I have another question that is how you can keep this persistent because
in-memory means if application is crash with whatever the reason is, it would
be losed.
Am I right?
Yes.
Personally, I reload the data for each test or test suite or run Fuseki
(in-process or separately).
(Just for your understanding, to use ramdisk is just for dev and stg
environment for functional test not production. For prodecution we will use SSD)
For staging? I'd use the same setup as prod.
Andy
Thanks
Daniel
-----Original Message-----
From: Andy Seaborne <[email protected]>
Sent: Friday, December 7, 2018 8:09 PM
To: [email protected]
Subject: Re: Is there any way to keep same size between real data and TDB
On 07/12/2018 01:03, Lee, Seokju | Daniel | TPDD wrote:
Greetings,
I am using Apache Jena 3.7.0 now and encounter the following issue so I would
like to know how to solve it.
Background:
* We created our own sparql endpoint for using apache jena.

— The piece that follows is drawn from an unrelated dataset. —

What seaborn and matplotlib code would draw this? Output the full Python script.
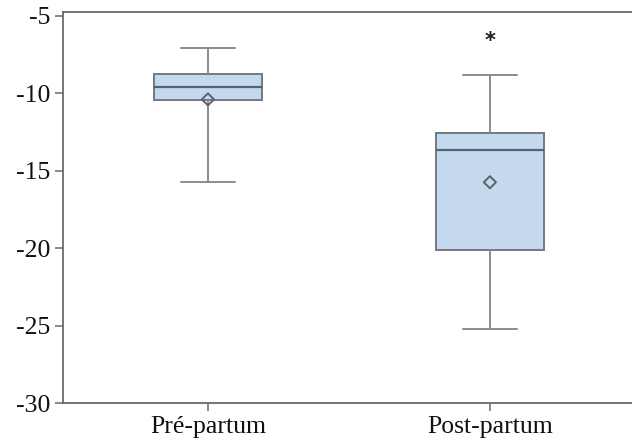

* Sometimes we need to clear data store and restore from new ttl file.
* For performance, we are using ram disk for TDB instead of SSD with our
own reason.
* We thought that we have big enough memory for TDB
Issue
* Our application was just down because of full of ram disk
* Back then, we repeated to restore from new ttl files
* The number of TTL is 1.5 millions and file size is around 250MB
* Ramdisk size is 4 GB (first time when we restore it, ram disk used
under 1 GB)
Have you considered using an in-memory Jena graph?
<#dataset> rdf:type ja:MemoryDataset;
ja:data "data.trig";
.
Investigating
* I think nodes.dat is real data and looks like SPO.dat, POS.dat, OSP.dat
looked didn't remove old data that I removed in my application.
Question
* Is there any way to keep same size between real data and TDB?
ja:MemoryDataset
* We are using for removal with "Model.removeAll()" and "TDB.sync()"
TDB.sync() is not necessary when using transactions. And not using
transactions is not a good idea for a SPARQL endpoint. TDB.sync is legacy and
for older single-threaded applications.
The in-memory dataset described above is fully transactional (Serialization
level isolation), uses the heap for storage so only uses what is needed and
deleted data gets garbage collected.
(TDB2 has a compaction operation but does mean there are times where there are
two copies of the database.)
Andy
Thanks
Daniel